TASK DETAILS:
Make an exact copy, from the records below, of the lines from the line containing "Write a Python" to the line containing "83, 71, 73, 84, 63, 53, 56, 48, 41, 41, 41]", both lines included, excluding pictures.

Records from a collection:
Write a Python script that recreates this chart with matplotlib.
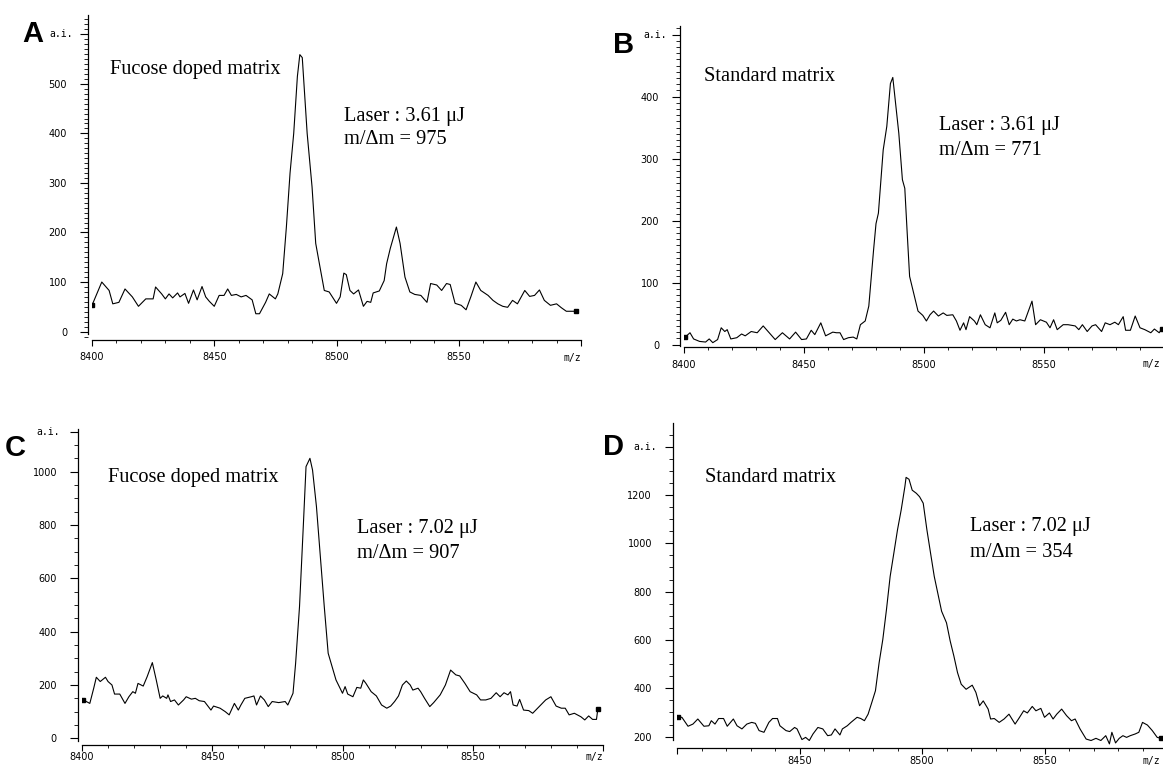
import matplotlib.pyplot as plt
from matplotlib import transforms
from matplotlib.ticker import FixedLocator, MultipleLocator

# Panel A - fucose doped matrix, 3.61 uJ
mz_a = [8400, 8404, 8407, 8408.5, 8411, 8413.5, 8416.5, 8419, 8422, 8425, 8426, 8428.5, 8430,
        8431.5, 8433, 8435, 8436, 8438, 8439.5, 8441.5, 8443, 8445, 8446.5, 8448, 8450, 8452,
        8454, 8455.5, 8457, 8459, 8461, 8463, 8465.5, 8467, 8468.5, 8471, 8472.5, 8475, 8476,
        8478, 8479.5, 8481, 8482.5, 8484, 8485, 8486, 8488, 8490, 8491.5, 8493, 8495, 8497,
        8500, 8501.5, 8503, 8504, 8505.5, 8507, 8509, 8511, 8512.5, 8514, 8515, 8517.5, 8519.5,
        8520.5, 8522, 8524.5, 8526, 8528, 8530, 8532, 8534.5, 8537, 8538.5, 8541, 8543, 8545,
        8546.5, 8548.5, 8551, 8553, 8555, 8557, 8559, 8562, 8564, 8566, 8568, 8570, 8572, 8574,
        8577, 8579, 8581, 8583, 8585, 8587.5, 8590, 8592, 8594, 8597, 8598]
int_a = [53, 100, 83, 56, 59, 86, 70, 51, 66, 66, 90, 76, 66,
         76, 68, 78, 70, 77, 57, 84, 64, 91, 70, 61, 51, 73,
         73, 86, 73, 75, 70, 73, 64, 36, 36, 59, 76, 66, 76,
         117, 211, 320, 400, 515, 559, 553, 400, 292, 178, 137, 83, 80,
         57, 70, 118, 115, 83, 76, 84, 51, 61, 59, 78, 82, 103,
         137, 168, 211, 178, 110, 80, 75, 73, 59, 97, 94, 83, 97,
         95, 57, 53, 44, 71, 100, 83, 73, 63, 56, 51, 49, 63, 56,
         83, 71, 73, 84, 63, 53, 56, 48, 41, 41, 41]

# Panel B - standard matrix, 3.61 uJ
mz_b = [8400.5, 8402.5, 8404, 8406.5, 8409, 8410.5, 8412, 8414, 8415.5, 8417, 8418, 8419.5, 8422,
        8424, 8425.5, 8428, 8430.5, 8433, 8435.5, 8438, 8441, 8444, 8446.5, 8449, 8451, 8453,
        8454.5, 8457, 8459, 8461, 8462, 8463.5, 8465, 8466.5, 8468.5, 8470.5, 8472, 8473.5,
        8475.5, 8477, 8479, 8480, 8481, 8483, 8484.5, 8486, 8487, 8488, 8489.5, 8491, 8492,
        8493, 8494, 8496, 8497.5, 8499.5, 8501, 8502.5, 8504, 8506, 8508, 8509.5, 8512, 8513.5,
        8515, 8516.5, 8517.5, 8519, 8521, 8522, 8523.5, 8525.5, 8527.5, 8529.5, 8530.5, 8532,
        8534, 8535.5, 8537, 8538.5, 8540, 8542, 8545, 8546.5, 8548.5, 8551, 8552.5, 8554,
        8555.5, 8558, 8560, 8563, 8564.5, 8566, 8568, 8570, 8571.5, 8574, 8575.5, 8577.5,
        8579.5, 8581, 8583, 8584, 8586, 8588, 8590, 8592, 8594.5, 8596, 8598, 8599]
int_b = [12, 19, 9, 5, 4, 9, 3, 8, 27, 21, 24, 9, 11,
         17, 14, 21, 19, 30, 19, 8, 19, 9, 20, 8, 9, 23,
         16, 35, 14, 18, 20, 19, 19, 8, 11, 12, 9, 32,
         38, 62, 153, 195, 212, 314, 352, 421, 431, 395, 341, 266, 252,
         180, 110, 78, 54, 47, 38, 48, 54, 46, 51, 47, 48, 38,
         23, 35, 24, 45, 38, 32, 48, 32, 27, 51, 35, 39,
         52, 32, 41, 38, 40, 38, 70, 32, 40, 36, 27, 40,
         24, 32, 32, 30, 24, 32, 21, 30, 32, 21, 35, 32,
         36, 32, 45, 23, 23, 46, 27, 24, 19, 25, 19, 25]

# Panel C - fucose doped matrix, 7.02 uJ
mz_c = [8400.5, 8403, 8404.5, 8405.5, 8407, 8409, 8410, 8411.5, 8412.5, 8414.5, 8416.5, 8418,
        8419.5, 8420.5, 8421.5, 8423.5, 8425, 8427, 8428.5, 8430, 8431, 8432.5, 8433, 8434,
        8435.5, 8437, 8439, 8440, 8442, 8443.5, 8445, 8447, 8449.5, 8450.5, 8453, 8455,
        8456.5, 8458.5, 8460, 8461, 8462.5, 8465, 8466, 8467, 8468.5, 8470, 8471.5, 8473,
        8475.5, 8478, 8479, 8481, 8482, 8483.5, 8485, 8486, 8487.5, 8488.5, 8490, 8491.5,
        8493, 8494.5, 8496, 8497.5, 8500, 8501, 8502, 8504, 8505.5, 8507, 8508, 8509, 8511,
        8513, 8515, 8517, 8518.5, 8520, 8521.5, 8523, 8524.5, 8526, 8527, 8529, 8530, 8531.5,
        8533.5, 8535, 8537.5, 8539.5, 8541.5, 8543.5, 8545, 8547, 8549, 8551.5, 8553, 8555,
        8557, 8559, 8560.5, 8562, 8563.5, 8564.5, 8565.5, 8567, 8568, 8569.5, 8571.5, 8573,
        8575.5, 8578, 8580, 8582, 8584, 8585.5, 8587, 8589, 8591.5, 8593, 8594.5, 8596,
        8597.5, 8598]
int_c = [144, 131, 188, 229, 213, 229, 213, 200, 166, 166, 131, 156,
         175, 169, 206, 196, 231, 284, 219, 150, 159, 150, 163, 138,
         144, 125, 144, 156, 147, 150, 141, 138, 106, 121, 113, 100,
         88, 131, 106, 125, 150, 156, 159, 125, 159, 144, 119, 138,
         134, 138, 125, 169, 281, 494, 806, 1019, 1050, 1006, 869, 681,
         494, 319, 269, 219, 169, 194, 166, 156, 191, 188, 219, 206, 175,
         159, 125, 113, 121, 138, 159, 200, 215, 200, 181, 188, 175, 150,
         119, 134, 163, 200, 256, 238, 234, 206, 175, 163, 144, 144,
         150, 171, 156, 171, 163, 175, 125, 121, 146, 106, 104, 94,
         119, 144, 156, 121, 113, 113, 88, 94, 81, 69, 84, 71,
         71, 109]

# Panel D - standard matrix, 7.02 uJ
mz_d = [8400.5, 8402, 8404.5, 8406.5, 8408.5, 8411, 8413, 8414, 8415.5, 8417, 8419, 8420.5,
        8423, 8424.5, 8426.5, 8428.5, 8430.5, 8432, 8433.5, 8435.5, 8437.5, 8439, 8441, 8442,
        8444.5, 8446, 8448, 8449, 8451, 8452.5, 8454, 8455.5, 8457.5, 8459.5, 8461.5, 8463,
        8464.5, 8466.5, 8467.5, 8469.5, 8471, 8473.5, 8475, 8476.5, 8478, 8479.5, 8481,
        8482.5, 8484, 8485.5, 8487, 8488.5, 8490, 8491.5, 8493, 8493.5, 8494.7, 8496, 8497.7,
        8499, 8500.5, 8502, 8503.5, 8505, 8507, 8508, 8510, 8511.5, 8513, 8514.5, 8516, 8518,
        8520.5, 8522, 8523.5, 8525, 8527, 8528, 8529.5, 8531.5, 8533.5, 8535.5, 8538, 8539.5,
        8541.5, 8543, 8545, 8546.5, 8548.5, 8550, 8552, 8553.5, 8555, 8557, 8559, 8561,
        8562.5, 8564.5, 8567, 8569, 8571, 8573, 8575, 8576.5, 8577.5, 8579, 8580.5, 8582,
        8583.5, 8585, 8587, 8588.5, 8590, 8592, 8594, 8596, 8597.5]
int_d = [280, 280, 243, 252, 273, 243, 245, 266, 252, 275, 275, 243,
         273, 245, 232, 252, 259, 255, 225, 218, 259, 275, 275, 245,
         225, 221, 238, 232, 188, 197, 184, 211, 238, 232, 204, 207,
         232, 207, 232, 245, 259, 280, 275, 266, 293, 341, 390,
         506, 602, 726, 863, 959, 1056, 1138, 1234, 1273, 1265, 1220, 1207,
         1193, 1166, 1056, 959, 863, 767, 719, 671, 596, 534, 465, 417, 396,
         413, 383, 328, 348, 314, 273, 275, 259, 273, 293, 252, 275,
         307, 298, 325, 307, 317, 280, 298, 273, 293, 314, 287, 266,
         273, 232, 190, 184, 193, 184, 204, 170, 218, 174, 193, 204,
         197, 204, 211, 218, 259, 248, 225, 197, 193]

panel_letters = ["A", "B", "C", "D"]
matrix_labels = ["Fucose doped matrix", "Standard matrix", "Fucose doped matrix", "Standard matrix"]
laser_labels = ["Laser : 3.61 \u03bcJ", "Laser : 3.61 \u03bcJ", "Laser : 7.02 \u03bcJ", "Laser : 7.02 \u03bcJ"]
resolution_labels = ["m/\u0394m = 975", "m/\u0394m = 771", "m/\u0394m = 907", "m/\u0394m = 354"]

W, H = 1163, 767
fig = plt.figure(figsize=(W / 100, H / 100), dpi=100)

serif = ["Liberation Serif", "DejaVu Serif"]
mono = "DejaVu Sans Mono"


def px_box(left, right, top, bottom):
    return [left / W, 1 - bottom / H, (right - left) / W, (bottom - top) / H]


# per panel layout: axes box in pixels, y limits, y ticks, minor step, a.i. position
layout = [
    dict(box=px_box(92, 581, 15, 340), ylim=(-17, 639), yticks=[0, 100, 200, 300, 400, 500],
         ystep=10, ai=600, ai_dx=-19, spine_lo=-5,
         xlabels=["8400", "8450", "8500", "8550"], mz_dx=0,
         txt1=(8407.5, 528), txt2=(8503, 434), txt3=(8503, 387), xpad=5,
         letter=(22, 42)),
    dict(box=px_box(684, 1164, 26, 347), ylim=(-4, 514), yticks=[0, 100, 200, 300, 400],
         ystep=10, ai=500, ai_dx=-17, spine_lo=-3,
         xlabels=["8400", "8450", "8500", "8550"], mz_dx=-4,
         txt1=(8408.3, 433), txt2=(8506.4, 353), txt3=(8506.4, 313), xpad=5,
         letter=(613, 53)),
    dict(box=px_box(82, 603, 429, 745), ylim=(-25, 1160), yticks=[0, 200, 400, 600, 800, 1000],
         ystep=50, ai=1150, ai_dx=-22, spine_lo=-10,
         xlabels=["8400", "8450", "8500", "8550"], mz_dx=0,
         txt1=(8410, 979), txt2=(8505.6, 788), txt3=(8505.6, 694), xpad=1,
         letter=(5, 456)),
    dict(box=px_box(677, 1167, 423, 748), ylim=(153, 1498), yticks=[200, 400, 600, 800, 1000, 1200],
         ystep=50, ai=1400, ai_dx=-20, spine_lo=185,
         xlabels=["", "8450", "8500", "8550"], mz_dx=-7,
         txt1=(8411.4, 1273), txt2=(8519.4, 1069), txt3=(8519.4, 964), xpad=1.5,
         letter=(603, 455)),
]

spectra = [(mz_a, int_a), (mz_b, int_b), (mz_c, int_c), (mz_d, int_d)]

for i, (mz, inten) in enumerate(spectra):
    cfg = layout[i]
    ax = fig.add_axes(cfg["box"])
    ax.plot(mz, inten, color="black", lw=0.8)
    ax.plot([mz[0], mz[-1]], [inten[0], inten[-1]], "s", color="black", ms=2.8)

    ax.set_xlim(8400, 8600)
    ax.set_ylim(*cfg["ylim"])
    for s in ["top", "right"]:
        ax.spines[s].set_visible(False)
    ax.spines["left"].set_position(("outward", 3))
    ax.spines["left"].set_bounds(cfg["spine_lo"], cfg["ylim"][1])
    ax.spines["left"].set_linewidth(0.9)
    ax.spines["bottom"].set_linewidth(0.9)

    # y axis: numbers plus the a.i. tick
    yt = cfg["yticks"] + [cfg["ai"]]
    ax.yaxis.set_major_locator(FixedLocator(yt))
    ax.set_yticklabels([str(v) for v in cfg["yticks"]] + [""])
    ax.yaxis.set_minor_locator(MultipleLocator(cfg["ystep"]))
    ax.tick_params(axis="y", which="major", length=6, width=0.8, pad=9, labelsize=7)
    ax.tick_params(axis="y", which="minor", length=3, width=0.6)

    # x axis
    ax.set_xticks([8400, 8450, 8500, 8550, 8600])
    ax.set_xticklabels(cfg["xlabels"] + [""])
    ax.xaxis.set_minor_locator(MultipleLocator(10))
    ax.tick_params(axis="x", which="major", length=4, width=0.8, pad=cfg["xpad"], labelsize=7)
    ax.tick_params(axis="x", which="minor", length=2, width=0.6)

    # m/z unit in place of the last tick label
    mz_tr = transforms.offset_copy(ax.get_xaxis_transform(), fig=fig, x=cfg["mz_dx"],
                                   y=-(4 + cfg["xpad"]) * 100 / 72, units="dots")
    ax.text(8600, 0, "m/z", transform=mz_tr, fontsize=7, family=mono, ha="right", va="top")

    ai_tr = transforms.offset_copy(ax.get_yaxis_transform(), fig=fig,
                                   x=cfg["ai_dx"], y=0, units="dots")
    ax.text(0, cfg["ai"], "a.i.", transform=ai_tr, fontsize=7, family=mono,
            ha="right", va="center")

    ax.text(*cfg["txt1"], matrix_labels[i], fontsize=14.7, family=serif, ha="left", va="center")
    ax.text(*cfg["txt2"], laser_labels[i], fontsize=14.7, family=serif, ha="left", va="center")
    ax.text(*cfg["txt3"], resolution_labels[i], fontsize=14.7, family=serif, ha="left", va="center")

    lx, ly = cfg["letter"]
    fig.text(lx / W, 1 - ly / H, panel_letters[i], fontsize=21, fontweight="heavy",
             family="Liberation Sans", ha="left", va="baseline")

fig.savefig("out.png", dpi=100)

--

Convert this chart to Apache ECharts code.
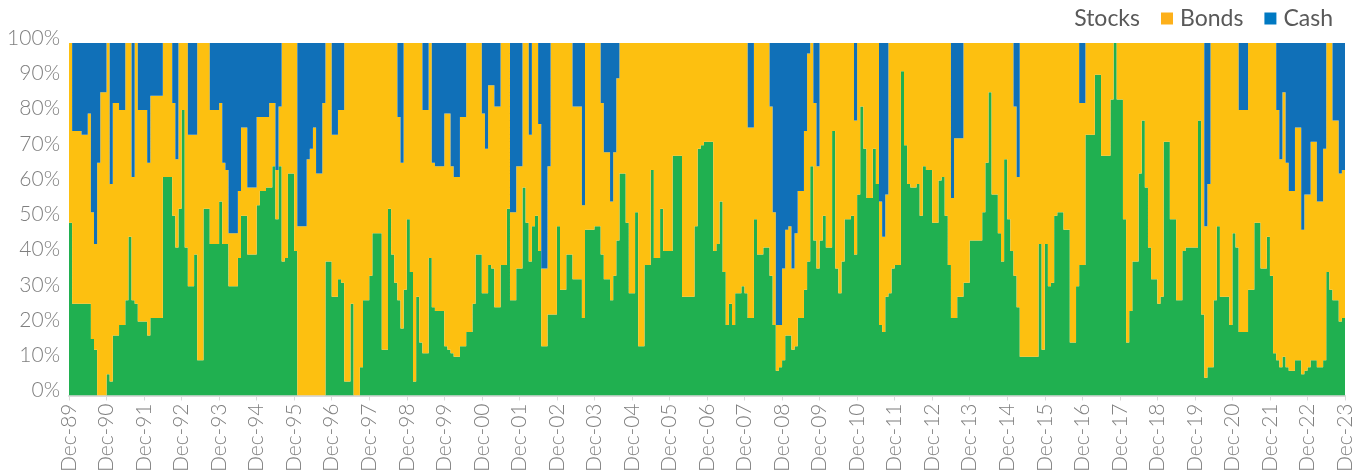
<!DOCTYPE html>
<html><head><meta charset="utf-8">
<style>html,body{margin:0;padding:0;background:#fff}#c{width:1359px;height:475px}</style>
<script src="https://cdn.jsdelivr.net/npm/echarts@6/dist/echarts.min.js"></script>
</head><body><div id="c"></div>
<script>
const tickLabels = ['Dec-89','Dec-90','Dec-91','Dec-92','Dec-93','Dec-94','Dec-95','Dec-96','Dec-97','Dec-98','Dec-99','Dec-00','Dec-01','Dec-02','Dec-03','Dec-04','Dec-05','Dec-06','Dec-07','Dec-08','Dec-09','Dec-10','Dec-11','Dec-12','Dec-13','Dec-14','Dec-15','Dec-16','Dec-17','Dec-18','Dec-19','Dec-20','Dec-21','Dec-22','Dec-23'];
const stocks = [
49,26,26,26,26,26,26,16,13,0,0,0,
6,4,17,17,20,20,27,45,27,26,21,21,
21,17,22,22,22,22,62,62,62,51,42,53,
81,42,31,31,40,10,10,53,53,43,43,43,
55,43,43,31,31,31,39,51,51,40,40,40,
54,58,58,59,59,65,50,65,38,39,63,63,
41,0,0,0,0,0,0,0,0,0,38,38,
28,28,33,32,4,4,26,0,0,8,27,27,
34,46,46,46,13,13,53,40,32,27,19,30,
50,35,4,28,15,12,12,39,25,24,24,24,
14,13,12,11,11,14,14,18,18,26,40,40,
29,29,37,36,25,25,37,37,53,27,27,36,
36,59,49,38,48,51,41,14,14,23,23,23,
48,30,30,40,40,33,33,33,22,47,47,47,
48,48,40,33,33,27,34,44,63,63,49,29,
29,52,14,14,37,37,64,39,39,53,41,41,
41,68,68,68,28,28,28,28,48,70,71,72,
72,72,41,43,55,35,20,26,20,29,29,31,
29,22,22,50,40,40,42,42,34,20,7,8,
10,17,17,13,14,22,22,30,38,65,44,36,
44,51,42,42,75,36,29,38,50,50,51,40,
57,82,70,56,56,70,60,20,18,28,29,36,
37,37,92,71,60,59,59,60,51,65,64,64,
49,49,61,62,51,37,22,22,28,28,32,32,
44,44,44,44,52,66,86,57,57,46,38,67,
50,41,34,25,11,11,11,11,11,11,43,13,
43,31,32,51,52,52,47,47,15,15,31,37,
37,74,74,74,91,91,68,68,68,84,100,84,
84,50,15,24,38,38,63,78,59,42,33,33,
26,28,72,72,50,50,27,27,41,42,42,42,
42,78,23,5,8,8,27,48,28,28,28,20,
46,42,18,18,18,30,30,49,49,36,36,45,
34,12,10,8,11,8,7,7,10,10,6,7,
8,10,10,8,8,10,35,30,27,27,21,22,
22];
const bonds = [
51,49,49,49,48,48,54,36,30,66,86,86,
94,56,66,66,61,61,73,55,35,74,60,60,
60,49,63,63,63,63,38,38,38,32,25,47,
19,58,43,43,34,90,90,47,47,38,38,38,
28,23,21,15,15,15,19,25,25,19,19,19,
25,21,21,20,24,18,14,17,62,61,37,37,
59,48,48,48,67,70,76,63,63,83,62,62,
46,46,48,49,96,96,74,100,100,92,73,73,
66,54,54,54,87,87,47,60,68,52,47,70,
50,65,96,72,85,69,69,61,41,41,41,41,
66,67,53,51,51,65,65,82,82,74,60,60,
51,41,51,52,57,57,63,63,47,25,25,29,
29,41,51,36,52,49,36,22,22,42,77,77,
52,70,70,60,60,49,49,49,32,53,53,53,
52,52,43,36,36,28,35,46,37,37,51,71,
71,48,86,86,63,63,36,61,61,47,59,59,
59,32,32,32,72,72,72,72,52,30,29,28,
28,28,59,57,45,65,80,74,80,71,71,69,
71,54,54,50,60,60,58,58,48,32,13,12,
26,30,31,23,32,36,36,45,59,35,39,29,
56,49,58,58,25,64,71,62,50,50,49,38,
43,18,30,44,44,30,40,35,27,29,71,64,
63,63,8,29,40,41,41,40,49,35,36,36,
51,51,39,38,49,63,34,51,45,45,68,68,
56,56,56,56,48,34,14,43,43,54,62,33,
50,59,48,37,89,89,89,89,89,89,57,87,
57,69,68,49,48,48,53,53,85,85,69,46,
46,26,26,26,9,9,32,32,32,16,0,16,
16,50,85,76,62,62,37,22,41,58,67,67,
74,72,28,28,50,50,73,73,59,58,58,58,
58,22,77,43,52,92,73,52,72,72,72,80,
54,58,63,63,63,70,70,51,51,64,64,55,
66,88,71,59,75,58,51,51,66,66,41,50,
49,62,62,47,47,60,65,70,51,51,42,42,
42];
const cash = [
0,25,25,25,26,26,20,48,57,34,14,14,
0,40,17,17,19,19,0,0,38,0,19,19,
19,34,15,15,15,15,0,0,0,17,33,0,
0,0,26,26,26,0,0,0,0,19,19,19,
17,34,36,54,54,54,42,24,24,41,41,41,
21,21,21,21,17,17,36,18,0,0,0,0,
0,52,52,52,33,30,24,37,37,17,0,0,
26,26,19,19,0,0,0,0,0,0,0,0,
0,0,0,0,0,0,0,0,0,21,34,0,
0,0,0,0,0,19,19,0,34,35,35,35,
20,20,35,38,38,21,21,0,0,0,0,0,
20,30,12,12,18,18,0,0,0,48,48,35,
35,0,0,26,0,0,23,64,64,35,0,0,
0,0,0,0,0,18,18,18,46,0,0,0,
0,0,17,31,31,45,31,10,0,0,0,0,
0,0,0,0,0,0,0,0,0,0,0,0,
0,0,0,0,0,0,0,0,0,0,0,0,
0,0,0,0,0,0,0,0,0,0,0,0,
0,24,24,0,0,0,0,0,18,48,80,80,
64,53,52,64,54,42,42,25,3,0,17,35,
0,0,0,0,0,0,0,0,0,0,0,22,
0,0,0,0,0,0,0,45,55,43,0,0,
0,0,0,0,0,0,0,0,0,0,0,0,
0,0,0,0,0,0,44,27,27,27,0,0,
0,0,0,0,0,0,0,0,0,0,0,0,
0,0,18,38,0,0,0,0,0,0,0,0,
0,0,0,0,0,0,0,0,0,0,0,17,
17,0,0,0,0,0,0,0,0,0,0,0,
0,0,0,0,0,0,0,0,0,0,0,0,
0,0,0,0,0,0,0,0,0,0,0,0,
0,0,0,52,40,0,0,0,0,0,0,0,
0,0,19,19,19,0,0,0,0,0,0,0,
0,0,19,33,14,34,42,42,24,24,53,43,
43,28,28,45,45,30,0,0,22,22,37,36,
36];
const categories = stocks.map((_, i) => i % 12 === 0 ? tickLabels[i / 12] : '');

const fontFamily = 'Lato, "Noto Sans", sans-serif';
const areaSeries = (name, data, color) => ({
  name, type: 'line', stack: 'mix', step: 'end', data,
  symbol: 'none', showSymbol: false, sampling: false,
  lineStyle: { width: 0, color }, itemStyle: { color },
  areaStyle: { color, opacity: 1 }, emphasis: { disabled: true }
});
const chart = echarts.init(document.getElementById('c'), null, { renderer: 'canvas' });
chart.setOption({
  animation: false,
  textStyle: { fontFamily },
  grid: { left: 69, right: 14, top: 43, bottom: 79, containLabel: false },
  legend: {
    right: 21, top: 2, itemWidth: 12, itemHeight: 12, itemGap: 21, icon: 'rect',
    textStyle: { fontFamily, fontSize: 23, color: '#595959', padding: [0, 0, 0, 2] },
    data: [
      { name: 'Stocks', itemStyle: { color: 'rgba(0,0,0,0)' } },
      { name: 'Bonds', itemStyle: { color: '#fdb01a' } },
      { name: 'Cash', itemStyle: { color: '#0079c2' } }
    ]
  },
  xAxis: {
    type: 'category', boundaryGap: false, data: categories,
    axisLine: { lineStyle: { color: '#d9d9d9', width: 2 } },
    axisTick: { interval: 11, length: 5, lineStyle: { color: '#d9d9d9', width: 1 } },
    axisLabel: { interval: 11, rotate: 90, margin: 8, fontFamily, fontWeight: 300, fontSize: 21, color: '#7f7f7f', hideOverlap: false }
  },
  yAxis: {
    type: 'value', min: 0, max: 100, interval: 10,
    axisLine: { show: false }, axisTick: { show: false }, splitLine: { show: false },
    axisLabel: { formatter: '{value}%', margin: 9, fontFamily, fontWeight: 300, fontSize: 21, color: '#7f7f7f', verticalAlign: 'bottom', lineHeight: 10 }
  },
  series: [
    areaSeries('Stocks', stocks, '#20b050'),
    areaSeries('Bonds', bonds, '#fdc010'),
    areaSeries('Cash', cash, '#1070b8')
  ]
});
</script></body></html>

ANSWER TO THE EXERCISE:
Write a Python script that recreates this chart with matplotlib.
import matplotlib.pyplot as plt
from matplotlib import transforms
from matplotlib.ticker import FixedLocator, MultipleLocator

# Panel A - fucose doped matrix, 3.61 uJ
mz_a = [8400, 8404, 8407, 8408.5, 8411, 8413.5, 8416.5, 8419, 8422, 8425, 8426, 8428.5, 8430,
        8431.5, 8433, 8435, 8436, 8438, 8439.5, 8441.5, 8443, 8445, 8446.5, 8448, 8450, 8452,
        8454, 8455.5, 8457, 8459, 8461, 8463, 8465.5, 8467, 8468.5, 8471, 8472.5, 8475, 8476,
        8478, 8479.5, 8481, 8482.5, 8484, 8485, 8486, 8488, 8490, 8491.5, 8493, 8495, 8497,
        8500, 8501.5, 8503, 8504, 8505.5, 8507, 8509, 8511, 8512.5, 8514, 8515, 8517.5, 8519.5,
        8520.5, 8522, 8524.5, 8526, 8528, 8530, 8532, 8534.5, 8537, 8538.5, 8541, 8543, 8545,
        8546.5, 8548.5, 8551, 8553, 8555, 8557, 8559, 8562, 8564, 8566, 8568, 8570, 8572, 8574,
        8577, 8579, 8581, 8583, 8585, 8587.5, 8590, 8592, 8594, 8597, 8598]
int_a = [53, 100, 83, 56, 59, 86, 70, 51, 66, 66, 90, 76, 66,
         76, 68, 78, 70, 77, 57, 84, 64, 91, 70, 61, 51, 73,
         73, 86, 73, 75, 70, 73, 64, 36, 36, 59, 76, 66, 76,
         117, 211, 320, 400, 515, 559, 553, 400, 292, 178, 137, 83, 80,
         57, 70, 118, 115, 83, 76, 84, 51, 61, 59, 78, 82, 103,
         137, 168, 211, 178, 110, 80, 75, 73, 59, 97, 94, 83, 97,
         95, 57, 53, 44, 71, 100, 83, 73, 63, 56, 51, 49, 63, 56,
         83, 71, 73, 84, 63, 53, 56, 48, 41, 41, 41]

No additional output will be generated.